Caltrans announced at that meeting that it will repave a small section of the curve in a few weeks with an experimental sandpaper-type surface that helps prevent skidding and throws off a noisy vibration that often slows drivers down. In addition, an electronic sign will be installed showing the speed of vehicles as they approach the dangerous curve.
But Caltrans has been reluctant to close the gap in the median barrier that separates most of the highway’s northbound and southbound lanes. Jones said the state worries that closing access to Laurel Road will lead drivers to make risky U-turns at other openings to head in the direction they wish to go.
“If we close the opening, what do motorists do then?” Jones said. “Do they go up and make an unsafe U-turn or something? We don’t want to cause more accidents than we solve.”
But the CHP‘s Jackson said officers see only a handful of drivers coming out of Laurel Road onto 17.
“It’s a rarely used turnout,” she said. “Compare that to the thousands and thousands who are on the highway. That’s why we’ve requested a median barrier.”

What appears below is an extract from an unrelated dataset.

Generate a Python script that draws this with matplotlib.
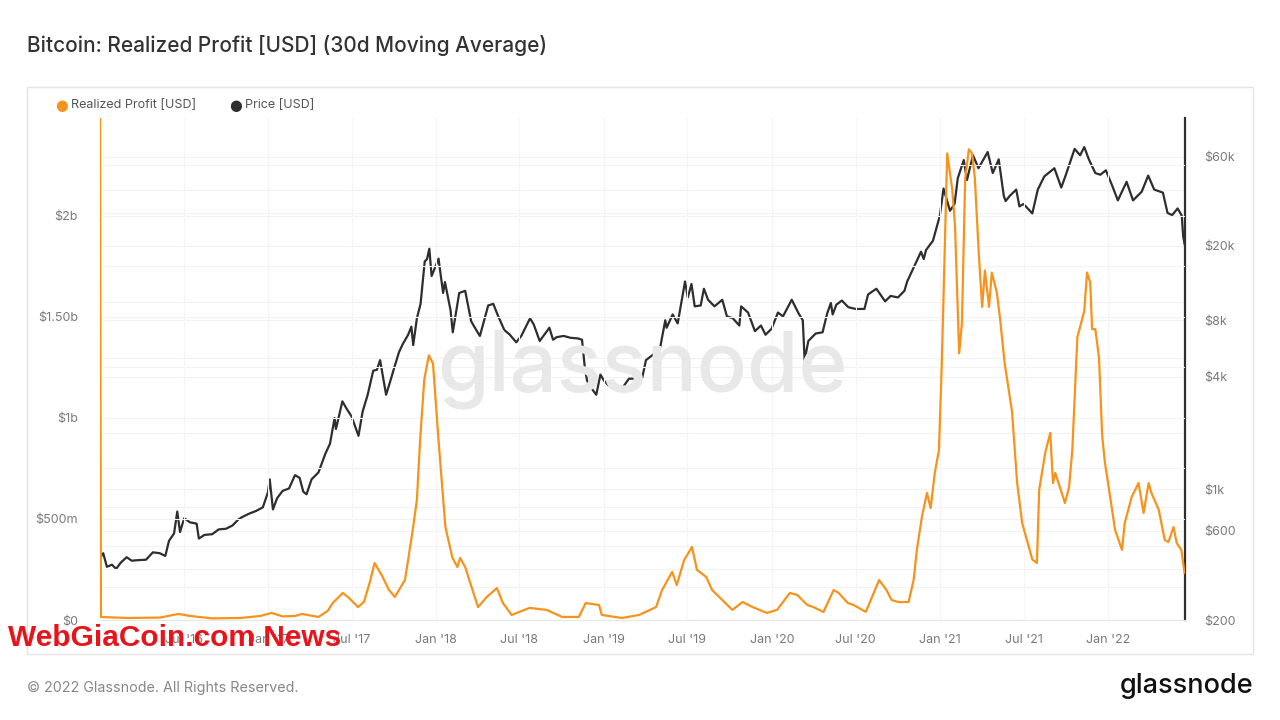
import matplotlib
matplotlib.use("Agg")
import matplotlib.pyplot as plt
from matplotlib.patches import Rectangle
import numpy as np
import pandas as pd

plt.rcParams['font.family'] = ['Inter', 'DejaVu Sans']

# BTC price [USD]
price_dates = [
    "2016-01-01", "2016-01-08", "2016-01-16", "2016-01-27", "2016-02-05", "2016-02-15", "2016-02-28",
    "2016-03-10", "2016-03-25", "2016-04-10", "2016-04-25", "2016-05-10", "2016-05-22", "2016-05-30",
    "2016-06-10", "2016-06-17", "2016-06-23", "2016-07-02", "2016-07-15", "2016-07-29", "2016-08-03",
    "2016-08-15", "2016-09-01", "2016-09-15", "2016-10-01", "2016-10-15", "2016-10-28", "2016-11-05",
    "2016-11-20", "2016-12-05", "2016-12-20", "2016-12-31",
    "2017-01-04", "2017-01-11", "2017-01-20", "2017-02-01", "2017-02-15", "2017-02-28", "2017-03-10",
    "2017-03-18", "2017-03-25", "2017-04-05", "2017-04-20", "2017-05-05", "2017-05-15", "2017-05-25",
    "2017-05-28", "2017-06-11", "2017-06-20", "2017-07-01", "2017-07-16", "2017-07-25", "2017-08-05",
    "2017-08-17", "2017-08-25", "2017-09-01", "2017-09-14", "2017-09-22", "2017-10-01", "2017-10-12",
    "2017-10-20", "2017-11-01", "2017-11-08", "2017-11-12", "2017-11-20", "2017-11-28", "2017-12-07",
    "2017-12-12", "2017-12-17", "2017-12-22", "2017-12-28",
    "2018-01-06", "2018-01-16", "2018-01-20", "2018-02-01", "2018-02-06", "2018-02-20", "2018-03-05",
    "2018-03-18", "2018-04-01", "2018-04-06", "2018-04-24", "2018-05-05", "2018-05-15", "2018-05-29",
    "2018-06-10", "2018-06-24", "2018-07-05", "2018-07-24", "2018-08-01", "2018-08-14", "2018-09-04",
    "2018-09-12", "2018-09-20", "2018-10-05", "2018-10-20", "2018-11-05", "2018-11-14", "2018-11-20",
    "2018-11-25", "2018-12-07", "2018-12-15", "2018-12-24",
    "2019-01-01", "2019-01-10", "2019-01-20", "2019-02-07", "2019-02-24", "2019-03-10", "2019-03-25",
    "2019-04-02", "2019-04-20", "2019-05-01", "2019-05-14", "2019-05-17", "2019-05-30", "2019-06-10",
    "2019-06-26", "2019-07-02", "2019-07-10", "2019-07-17", "2019-07-30", "2019-08-06", "2019-08-15",
    "2019-08-29", "2019-09-15", "2019-09-25", "2019-10-08", "2019-10-22", "2019-10-26", "2019-11-10",
    "2019-11-25", "2019-12-08", "2019-12-18", "2019-12-31",
    "2020-01-14", "2020-01-25", "2020-02-13", "2020-02-28", "2020-03-08", "2020-03-12", "2020-03-20",
    "2020-04-05", "2020-04-20", "2020-04-30", "2020-05-08", "2020-05-12", "2020-05-20", "2020-06-01",
    "2020-06-15", "2020-07-01", "2020-07-20", "2020-07-28", "2020-08-15", "2020-09-03", "2020-09-15",
    "2020-10-01", "2020-10-15", "2020-10-21", "2020-11-05", "2020-11-20", "2020-11-26", "2020-12-01",
    "2020-12-16", "2020-12-31",
    "2021-01-08", "2021-01-22", "2021-02-01", "2021-02-08", "2021-02-21", "2021-02-28", "2021-03-13",
    "2021-03-25", "2021-04-14", "2021-04-25", "2021-05-08", "2021-05-19", "2021-05-23", "2021-06-01",
    "2021-06-15", "2021-06-22", "2021-07-01", "2021-07-20", "2021-08-01", "2021-08-15", "2021-09-06",
    "2021-09-21", "2021-10-01", "2021-10-20", "2021-11-01", "2021-11-10", "2021-11-20", "2021-12-04",
    "2021-12-15", "2021-12-27",
    "2022-01-10", "2022-01-22", "2022-02-10", "2022-02-24", "2022-03-15", "2022-03-29", "2022-04-11",
    "2022-04-30", "2022-05-10", "2022-05-20", "2022-06-01", "2022-06-10", "2022-06-13", "2022-06-16",
]
price_values = [
    430, 455, 385, 395, 375, 405, 433,
    415, 418, 420, 460, 455, 440, 530,
    580, 760, 590, 700, 665, 655, 545,
    570, 575, 610, 615, 640, 690, 710,
    740, 765, 800, 960,
    1130, 780, 895, 980, 1010, 1190, 1150,
    970, 940, 1130, 1230, 1550, 1750, 2400,
    2100, 2950, 2700, 2450, 1930, 2600, 3200,
    4300, 4350, 4900, 3200, 3700, 4400, 5400,
    5950, 6700, 7400, 5900, 8200, 9800, 16500,
    17000, 19300, 13800, 15000,
    17100, 11200, 12800, 9100, 6900, 11200, 11500,
    7900, 6900, 6600, 9600, 9800, 8500, 7100,
    6700, 6100, 6600, 8200, 7600, 6200, 7300,
    6300, 6500, 6600, 6450, 6400, 6300, 4500,
    3800, 3400, 3200, 4100,
    3800, 3600, 3550, 3400, 3900, 3900, 3950,
    4900, 5300, 5400, 8000, 7300, 8600, 7700,
    12900, 10600, 12500, 9500, 9600, 11800, 10300,
    9500, 10300, 8400, 8200, 7500, 9500, 8800,
    7000, 7500, 6700, 7200,
    8800, 8400, 10300, 8700, 8000, 4900, 6200,
    6800, 6900, 8700, 9900, 8600, 9700, 10200,
    9400, 9200, 9200, 11000, 11800, 10100, 10800,
    10600, 11500, 12900, 15500, 18600, 17000, 19000,
    21300, 29000,
    40500, 30800, 33500, 46000, 57500, 45000, 61000,
    52000, 63500, 49000, 58000, 37000, 34700, 37000,
    40000, 32500, 33500, 29800, 40000, 47000, 52000,
    41000, 48000, 66000, 61000, 67500, 58000, 49000,
    48000, 50700,
    41800, 35000, 44000, 35000, 39000, 47500, 40000,
    38500, 30000, 29200, 31700, 29000, 22500, 20500,
]

# Realized profit, 30d MA [USD millions]
profit_dates = [
    "2016-01-01", "2016-01-03", "2016-03-01", "2016-05-10", "2016-06-20", "2016-07-15", "2016-09-01",
    "2016-11-01", "2016-12-15", "2017-01-08", "2017-02-01", "2017-03-01", "2017-03-15", "2017-04-20",
    "2017-05-10", "2017-05-21", "2017-06-12", "2017-06-25", "2017-07-15", "2017-07-28", "2017-08-10",
    "2017-08-20", "2017-09-05", "2017-09-20", "2017-10-03", "2017-10-25", "2017-11-10", "2017-11-20",
    "2017-11-27", "2017-12-06", "2017-12-16", "2017-12-25", "2018-01-06", "2018-01-21", "2018-02-05",
    "2018-02-16", "2018-02-22", "2018-03-05", "2018-03-16", "2018-04-02", "2018-04-21", "2018-05-13",
    "2018-05-26", "2018-06-14", "2018-07-23", "2018-08-29", "2018-10-02", "2018-11-07", "2018-11-22",
    "2018-12-21", "2018-12-27", "2019-02-09", "2019-03-18", "2019-04-24", "2019-05-07", "2019-05-29",
    "2019-06-08", "2019-06-24", "2019-07-11", "2019-07-22", "2019-08-11", "2019-08-24", "2019-09-15",
    "2019-10-07", "2019-10-29", "2019-11-20", "2019-12-21", "2020-01-12", "2020-02-09", "2020-02-25",
    "2020-03-18", "2020-03-31", "2020-04-22", "2020-05-14", "2020-05-25", "2020-06-14", "2020-06-27",
    "2020-07-23", "2020-08-21", "2020-09-06", "2020-09-17", "2020-10-02", "2020-10-24", "2020-11-04",
    "2020-11-11", "2020-11-22", "2020-12-03", "2020-12-11", "2020-12-20", "2020-12-29", "2021-01-04",
    "2021-01-16", "2021-01-22", "2021-01-27", "2021-02-02", "2021-02-11", "2021-02-17", "2021-02-24",
    "2021-03-04", "2021-03-11", "2021-03-17", "2021-03-26", "2021-04-02", "2021-04-08", "2021-04-17",
    "2021-04-23", "2021-05-04", "2021-05-11", "2021-05-21", "2021-06-06", "2021-06-17", "2021-06-28",
    "2021-07-20", "2021-07-30", "2021-08-04", "2021-08-17", "2021-08-28", "2021-09-03", "2021-09-08",
    "2021-09-29", "2021-10-08", "2021-10-15", "2021-10-26", "2021-11-10", "2021-11-16", "2021-11-23",
    "2021-11-27", "2021-12-04", "2021-12-12", "2021-12-19", "2021-12-25", "2022-01-03", "2022-01-16",
    "2022-01-31", "2022-02-06", "2022-02-21", "2022-03-08", "2022-03-19", "2022-03-30", "2022-04-05",
    "2022-04-21", "2022-05-04", "2022-05-12", "2022-05-23", "2022-05-30", "2022-06-09", "2022-06-16",
]
profit_values = [
    2600, 15, 10, 12, 30, 20, 8,
    10, 20, 35, 18, 20, 30, 15,
    45, 84, 134, 110, 64, 90, 190,
    282, 220, 150, 114, 198, 430, 595,
    890, 1190, 1310, 1270, 890, 460, 310,
    262, 307, 262, 183, 64, 114, 158,
    84, 25, 60, 50, 15, 15, 84,
    74, 25, 10, 25, 64, 148, 238,
    173, 297, 361, 248, 213, 148, 99,
    50, 89, 64, 35, 50, 134, 124,
    74, 64, 40, 148, 134, 84, 74,
    40, 198, 148, 99, 89, 89, 198,
    347, 510, 629, 554, 728, 842, 1250,
    2310, 2210, 2130, 1950, 1320, 1470, 2180,
    2330, 2310, 2190, 1800, 1550, 1730, 1550,
    1720, 1620, 1490, 1270, 1030, 680, 480,
    300, 282, 644, 827, 926, 678, 728,
    579, 658, 842, 1400, 1530, 1720, 1670,
    1440, 1440, 1300, 910, 777, 644, 446,
    347, 480, 609, 678, 530, 678, 629,
    545, 396, 386, 460, 381, 347, 233,
]

profit_ticks = [0, 0.5e9, 1e9, 1.5e9, 2e9]
profit_labels = ["$0", "$500m", "$1b", "$1.50b", "$2b"]
price_ticks = [200, 600, 1000, 4000, 8000, 20000, 60000]
price_labels = ["$200", "$600", "$1k", "$4k", "$8k", "$20k", "$60k"]
x_ticks = ["2016-07-01", "2017-01-01", "2017-07-01", "2018-01-01", "2018-07-01", "2019-01-01",
           "2019-07-01", "2020-01-01", "2020-07-01", "2021-01-01", "2021-07-01", "2022-01-01"]
x_labels = ["Jul '16", "Jan '17", "Jul '17", "Jan '18", "Jul '18", "Jan '19",
            "Jul '19", "Jan '20", "Jul '20", "Jan '21", "Jul '21", "Jan '22"]

ORANGE = "#f7931a"
DARK = "#2e2e2e"
GREY = "#7a7a7a"

pdates = pd.to_datetime(price_dates)
rdates = pd.to_datetime(profit_dates)
profit = np.array(profit_values) * 1e6

fig = plt.figure(figsize=(12.8, 7.2), dpi=100)
fig.patch.set_facecolor("white")

# panel frame
fig.patches.append(Rectangle((27 / 1280, 1 - 654 / 720), 1226 / 1280, 567 / 720,
                             transform=fig.transFigure, fill=False,
                             edgecolor="#e4e4e4", linewidth=1.0))

ax = fig.add_axes([100 / 1280, 1 - 620 / 720, 1085 / 1280, 502 / 720])
ax2 = ax.twinx()
ax.set_zorder(ax2.get_zorder() + 1)
ax.patch.set_visible(False)

# price (right, log)
ax2.set_yscale("log")
ax2.plot(pdates, price_values, color=DARK, lw=1.6, zorder=3)
ax2.set_ylim(200, 96500)
ax2.set_yticks(price_ticks)
ax2.set_yticklabels(price_labels)
ax2.yaxis.set_minor_locator(matplotlib.ticker.NullLocator())
for v in [300, 500, 800, 2000, 5000, 10000, 30000, 40000] + price_ticks:
    ax2.axhline(v, color="#f2f2f2", lw=0.8, zorder=0)

# realized profit (left, linear)
ax.plot(rdates, profit, color=ORANGE, lw=1.6, zorder=4)
ax.set_ylim(0, 2.485e9)
ax.set_yticks(profit_ticks)
ax.set_yticklabels(profit_labels)
for v in np.arange(0.25e9, 2.5e9, 0.25e9):
    ax.axhline(v, color="#f2f2f2", lw=0.8, zorder=0)

xt = pd.to_datetime(x_ticks)
ax.set_xticks(xt)
ax.set_xticklabels(x_labels)
for d in xt:
    ax.axvline(d, color="#f5f5f5", lw=0.8, zorder=0)
ax.set_xlim(pd.Timestamp("2016-01-01"), pd.Timestamp("2022-06-17"))

for a in (ax, ax2):
    for s in a.spines.values():
        s.set_visible(False)
    a.tick_params(length=0, colors=GREY, labelsize=9)
ax2.spines["right"].set_visible(True)
ax2.spines["right"].set_color(DARK)
ax2.spines["right"].set_linewidth(1.6)
ax.spines["bottom"].set_visible(True)
ax.spines["bottom"].set_color("#e6e6e6")
ax.tick_params(axis="y", pad=16)
ax2.tick_params(axis="y", pad=14)
ax.tick_params(axis="x", pad=10)

# big watermark
ax.text(0.5, 0.5, "glassnode", transform=ax.transAxes, ha="center", va="center",
        fontsize=60, color="#e8e8e8", zorder=1, fontweight="medium")

# titles, legend, footer
fig.text(27 / 1280, 1 - 46 / 720, "Bitcoin: Realized Profit [USD] (30d Moving Average)",
         fontsize=15, color="#333333", va="center", fontweight="medium")
fig.text(62 / 1280, 1 - 105 / 720, "●", color=ORANGE, fontsize=10.5, va="center", ha="center",
         family=["DejaVu Sans"])
fig.text(71 / 1280, 1 - 105 / 720, "Realized Profit [USD]", color="#555555", fontsize=9, va="center")
fig.text(236 / 1280, 1 - 105 / 720, "●", color=DARK, fontsize=10.5, va="center", ha="center",
         family=["DejaVu Sans"])
fig.text(245 / 1280, 1 - 105 / 720, "Price [USD]", color="#555555", fontsize=9, va="center")
fig.text(27 / 1280, 1 - 688 / 720, "© 2022 Glassnode. All Rights Reserved.", color="#888888",
         fontsize=10.3, va="center")
fig.text(1253 / 1280, 1 - 686 / 720, "glassnode", color="#111111", fontsize=19.5, va="center",
         ha="right", fontweight="medium")

# site stamp
fig.text(8 / 1280, 1 - 638 / 720, "WebGiaCoin.com News", color="#e8141b", fontsize=21.5,
         fontweight="bold", va="center", family=["Liberation Sans", "DejaVu Sans"])

fig.savefig("out.png", dpi=100, facecolor="white")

Temporary and movable median barriers have been used on 17 at construction areas near Vine Hill Road and north of the Summit. Jackson said it might be worth testing those barriers at Laurel for a year to see what impact they would have.
Luis Mendez, deputy director of the Santa Cruz County Regional Transportation Commission and a member of the Safe on 17 traffic group, said, “We definitely want to see fewer collisions and need to see if a median barrier will do the trick. I don’t know how much of an effort it would take to install a temporary barrier, but I think we should give it a try.”
Wener’s death was the first on Highway 17 since 2010. Longtime Highway 17 watchers like Mendez say 2011 might have been the first year no one was killed on 17 since the highway opened during the Depression.
“That wouldn’t surprise me at all,” he said. “We all know how dangerous the highway has been.”
The latest tragedy has also drawn pleas from the public to install a barrier. Marissa Maciel, of Santa Cruz, said she was saddened and frustrated to learn of Wener’s death.
“Caltrans knows what would fix the problem with this curve, and it seems like there is no willingness to do it,” she said. “Close the gap; extend the barricade.
“The objections to closing the access do not outweigh the lives, money and pain that drivers experience when there are accidents at the curve.”